>>>
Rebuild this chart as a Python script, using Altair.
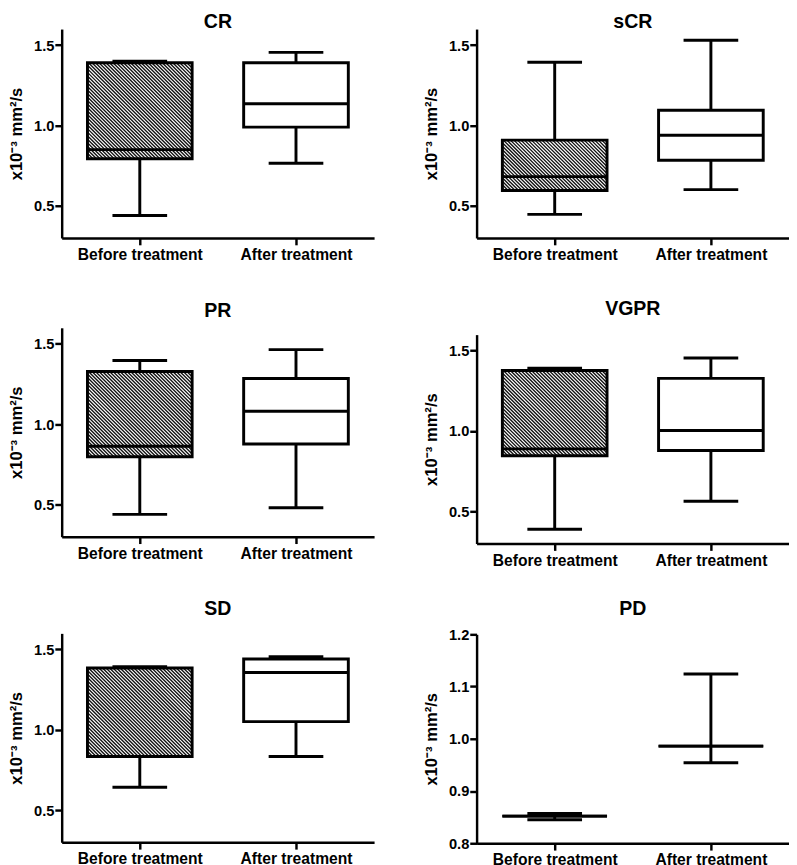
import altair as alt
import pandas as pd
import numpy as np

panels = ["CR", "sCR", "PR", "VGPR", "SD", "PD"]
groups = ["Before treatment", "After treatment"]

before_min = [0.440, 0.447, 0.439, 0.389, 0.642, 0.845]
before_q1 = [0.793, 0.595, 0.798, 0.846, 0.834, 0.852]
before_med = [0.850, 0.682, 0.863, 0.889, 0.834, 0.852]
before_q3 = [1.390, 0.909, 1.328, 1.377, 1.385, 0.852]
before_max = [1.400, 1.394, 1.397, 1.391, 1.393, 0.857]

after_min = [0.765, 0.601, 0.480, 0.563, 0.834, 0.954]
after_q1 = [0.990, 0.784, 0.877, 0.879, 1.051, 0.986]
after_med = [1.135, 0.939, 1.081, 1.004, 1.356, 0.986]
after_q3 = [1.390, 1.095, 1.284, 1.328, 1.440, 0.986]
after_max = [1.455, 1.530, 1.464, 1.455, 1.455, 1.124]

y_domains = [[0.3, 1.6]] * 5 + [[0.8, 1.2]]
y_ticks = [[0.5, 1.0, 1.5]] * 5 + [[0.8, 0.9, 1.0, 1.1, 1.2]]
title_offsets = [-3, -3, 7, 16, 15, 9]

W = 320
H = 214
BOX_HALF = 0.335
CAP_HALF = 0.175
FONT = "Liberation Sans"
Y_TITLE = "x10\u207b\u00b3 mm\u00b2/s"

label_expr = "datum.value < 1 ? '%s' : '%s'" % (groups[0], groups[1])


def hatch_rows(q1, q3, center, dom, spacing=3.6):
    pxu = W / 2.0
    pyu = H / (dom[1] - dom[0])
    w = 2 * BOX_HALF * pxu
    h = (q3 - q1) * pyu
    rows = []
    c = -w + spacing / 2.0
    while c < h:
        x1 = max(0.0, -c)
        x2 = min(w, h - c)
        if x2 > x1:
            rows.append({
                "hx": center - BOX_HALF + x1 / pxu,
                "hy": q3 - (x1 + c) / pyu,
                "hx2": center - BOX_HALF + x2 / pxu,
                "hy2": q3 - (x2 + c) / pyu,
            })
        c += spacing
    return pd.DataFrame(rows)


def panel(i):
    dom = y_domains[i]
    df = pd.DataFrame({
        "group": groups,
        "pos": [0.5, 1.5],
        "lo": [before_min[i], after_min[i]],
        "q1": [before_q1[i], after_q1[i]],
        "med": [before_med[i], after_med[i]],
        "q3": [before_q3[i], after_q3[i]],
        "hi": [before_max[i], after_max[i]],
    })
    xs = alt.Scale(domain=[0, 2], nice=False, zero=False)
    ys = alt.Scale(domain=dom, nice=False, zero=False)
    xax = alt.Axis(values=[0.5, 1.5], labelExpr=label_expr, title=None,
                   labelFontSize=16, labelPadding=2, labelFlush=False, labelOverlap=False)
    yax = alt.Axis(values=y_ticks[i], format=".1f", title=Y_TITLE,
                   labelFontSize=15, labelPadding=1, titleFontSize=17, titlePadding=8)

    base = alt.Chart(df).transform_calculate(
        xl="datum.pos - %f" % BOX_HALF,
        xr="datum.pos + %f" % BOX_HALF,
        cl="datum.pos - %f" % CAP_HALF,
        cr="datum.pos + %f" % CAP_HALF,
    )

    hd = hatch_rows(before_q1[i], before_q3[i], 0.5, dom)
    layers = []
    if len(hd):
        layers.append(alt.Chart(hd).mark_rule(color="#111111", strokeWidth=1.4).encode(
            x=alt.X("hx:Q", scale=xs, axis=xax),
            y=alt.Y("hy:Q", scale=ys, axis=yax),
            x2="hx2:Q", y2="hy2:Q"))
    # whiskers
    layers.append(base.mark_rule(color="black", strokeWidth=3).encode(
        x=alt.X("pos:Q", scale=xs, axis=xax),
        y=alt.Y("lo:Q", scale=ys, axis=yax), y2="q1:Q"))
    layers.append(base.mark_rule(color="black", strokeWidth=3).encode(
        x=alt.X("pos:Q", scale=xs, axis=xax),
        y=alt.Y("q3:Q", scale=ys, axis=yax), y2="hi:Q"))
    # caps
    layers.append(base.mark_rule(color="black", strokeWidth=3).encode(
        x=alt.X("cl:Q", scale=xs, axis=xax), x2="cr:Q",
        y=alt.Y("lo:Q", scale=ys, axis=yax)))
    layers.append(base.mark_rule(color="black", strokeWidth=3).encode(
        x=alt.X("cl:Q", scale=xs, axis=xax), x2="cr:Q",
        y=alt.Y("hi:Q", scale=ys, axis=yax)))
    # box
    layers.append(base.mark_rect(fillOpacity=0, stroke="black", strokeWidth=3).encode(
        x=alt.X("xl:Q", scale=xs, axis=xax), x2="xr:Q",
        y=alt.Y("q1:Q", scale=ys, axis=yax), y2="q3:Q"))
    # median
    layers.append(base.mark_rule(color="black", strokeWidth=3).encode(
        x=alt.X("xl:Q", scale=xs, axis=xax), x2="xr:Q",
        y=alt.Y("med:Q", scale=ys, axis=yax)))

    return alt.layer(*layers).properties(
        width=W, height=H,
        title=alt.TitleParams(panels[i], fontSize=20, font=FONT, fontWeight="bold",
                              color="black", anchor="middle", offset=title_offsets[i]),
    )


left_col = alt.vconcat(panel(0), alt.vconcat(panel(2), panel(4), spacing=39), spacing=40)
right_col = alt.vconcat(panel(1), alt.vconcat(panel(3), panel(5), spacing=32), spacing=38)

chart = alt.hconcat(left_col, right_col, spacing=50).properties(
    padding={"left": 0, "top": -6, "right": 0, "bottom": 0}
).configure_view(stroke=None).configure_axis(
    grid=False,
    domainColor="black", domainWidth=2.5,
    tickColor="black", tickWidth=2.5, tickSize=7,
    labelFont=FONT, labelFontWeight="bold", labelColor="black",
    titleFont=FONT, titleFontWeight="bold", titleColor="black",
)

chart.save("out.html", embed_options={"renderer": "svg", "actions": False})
<<<
→ **Aim**
Transcribe the material exactly, leaving every picture out.

→ **Correct output**
Rebuild this chart as a Python script, using Altair.
import altair as alt
import pandas as pd
import numpy as np

panels = ["CR", "sCR", "PR", "VGPR", "SD", "PD"]
groups = ["Before treatment", "After treatment"]

before_min = [0.440, 0.447, 0.439, 0.389, 0.642, 0.845]
before_q1 = [0.793, 0.595, 0.798, 0.846, 0.834, 0.852]
before_med = [0.850, 0.682, 0.863, 0.889, 0.834, 0.852]
before_q3 = [1.390, 0.909, 1.328, 1.377, 1.385, 0.852]
before_max = [1.400, 1.394, 1.397, 1.391, 1.393, 0.857]

after_min = [0.765, 0.601, 0.480, 0.563, 0.834, 0.954]
after_q1 = [0.990, 0.784, 0.877, 0.879, 1.051, 0.986]
after_med = [1.135, 0.939, 1.081, 1.004, 1.356, 0.986]
after_q3 = [1.390, 1.095, 1.284, 1.328, 1.440, 0.986]
after_max = [1.455, 1.530, 1.464, 1.455, 1.455, 1.124]

y_domains = [[0.3, 1.6]] * 5 + [[0.8, 1.2]]
y_ticks = [[0.5, 1.0, 1.5]] * 5 + [[0.8, 0.9, 1.0, 1.1, 1.2]]
title_offsets = [-3, -3, 7, 16, 15, 9]

W = 320
H = 214
BOX_HALF = 0.335
CAP_HALF = 0.175
FONT = "Liberation Sans"
Y_TITLE = "x10\u207b\u00b3 mm\u00b2/s"

label_expr = "datum.value < 1 ? '%s' : '%s'" % (groups[0], groups[1])


def hatch_rows(q1, q3, center, dom, spacing=3.6):
    pxu = W / 2.0
    pyu = H / (dom[1] - dom[0])
    w = 2 * BOX_HALF * pxu
    h = (q3 - q1) * pyu
    rows = []
    c = -w + spacing / 2.0
    while c < h:
        x1 = max(0.0, -c)
        x2 = min(w, h - c)
        if x2 > x1:
            rows.append({
                "hx": center - BOX_HALF + x1 / pxu,
                "hy": q3 - (x1 + c) / pyu,
                "hx2": center - BOX_HALF + x2 / pxu,
                "hy2": q3 - (x2 + c) / pyu,
            })
        c += spacing
    return pd.DataFrame(rows)


def panel(i):
    dom = y_domains[i]
    df = pd.DataFrame({
        "group": groups,
        "pos": [0.5, 1.5],
        "lo": [before_min[i], after_min[i]],
        "q1": [before_q1[i], after_q1[i]],
        "med": [before_med[i], after_med[i]],
        "q3": [before_q3[i], after_q3[i]],
        "hi": [before_max[i], after_max[i]],
    })
    xs = alt.Scale(domain=[0, 2], nice=False, zero=False)
    ys = alt.Scale(domain=dom, nice=False, zero=False)
    xax = alt.Axis(values=[0.5, 1.5], labelExpr=label_expr, title=None,
                   labelFontSize=16, labelPadding=2, labelFlush=False, labelOverlap=False)
    yax = alt.Axis(values=y_ticks[i], format=".1f", title=Y_TITLE,
                   labelFontSize=15, labelPadding=1, titleFontSize=17, titlePadding=8)

    base = alt.Chart(df).transform_calculate(
        xl="datum.pos - %f" % BOX_HALF,
        xr="datum.pos + %f" % BOX_HALF,
        cl="datum.pos - %f" % CAP_HALF,
        cr="datum.pos + %f" % CAP_HALF,
    )

    hd = hatch_rows(before_q1[i], before_q3[i], 0.5, dom)
    layers = []
    if len(hd):
        layers.append(alt.Chart(hd).mark_rule(color="#111111", strokeWidth=1.4).encode(
            x=alt.X("hx:Q", scale=xs, axis=xax),
            y=alt.Y("hy:Q", scale=ys, axis=yax),
            x2="hx2:Q", y2="hy2:Q"))
    # whiskers
    layers.append(base.mark_rule(color="black", strokeWidth=3).encode(
        x=alt.X("pos:Q", scale=xs, axis=xax),
        y=alt.Y("lo:Q", scale=ys, axis=yax), y2="q1:Q"))
    layers.append(base.mark_rule(color="black", strokeWidth=3).encode(
        x=alt.X("pos:Q", scale=xs, axis=xax),
        y=alt.Y("q3:Q", scale=ys, axis=yax), y2="hi:Q"))
    # caps
    layers.append(base.mark_rule(color="black", strokeWidth=3).encode(
        x=alt.X("cl:Q", scale=xs, axis=xax), x2="cr:Q",
        y=alt.Y("lo:Q", scale=ys, axis=yax)))
    layers.append(base.mark_rule(color="black", strokeWidth=3).encode(
        x=alt.X("cl:Q", scale=xs, axis=xax), x2="cr:Q",
        y=alt.Y("hi:Q", scale=ys, axis=yax)))
    # box
    layers.append(base.mark_rect(fillOpacity=0, stroke="black", strokeWidth=3).encode(
        x=alt.X("xl:Q", scale=xs, axis=xax), x2="xr:Q",
        y=alt.Y("q1:Q", scale=ys, axis=yax), y2="q3:Q"))
    # median
    layers.append(base.mark_rule(color="black", strokeWidth=3).encode(
        x=alt.X("xl:Q", scale=xs, axis=xax), x2="xr:Q",
        y=alt.Y("med:Q", scale=ys, axis=yax)))

    return alt.layer(*layers).properties(
        width=W, height=H,
        title=alt.TitleParams(panels[i], fontSize=20, font=FONT, fontWeight="bold",
                              color="black", anchor="middle", offset=title_offsets[i]),
    )


left_col = alt.vconcat(panel(0), alt.vconcat(panel(2), panel(4), spacing=39), spacing=40)
right_col = alt.vconcat(panel(1), alt.vconcat(panel(3), panel(5), spacing=32), spacing=38)

chart = alt.hconcat(left_col, right_col, spacing=50).properties(
    padding={"left": 0, "top": -6, "right": 0, "bottom": 0}
).configure_view(stroke=None).configure_axis(
    grid=False,
    domainColor="black", domainWidth=2.5,
    tickColor="black", tickWidth=2.5, tickSize=7,
    labelFont=FONT, labelFontWeight="bold", labelColor="black",
    titleFont=FONT, titleFontWeight="bold", titleColor="black",
)

chart.save("out.html", embed_options={"renderer": "svg", "actions": False})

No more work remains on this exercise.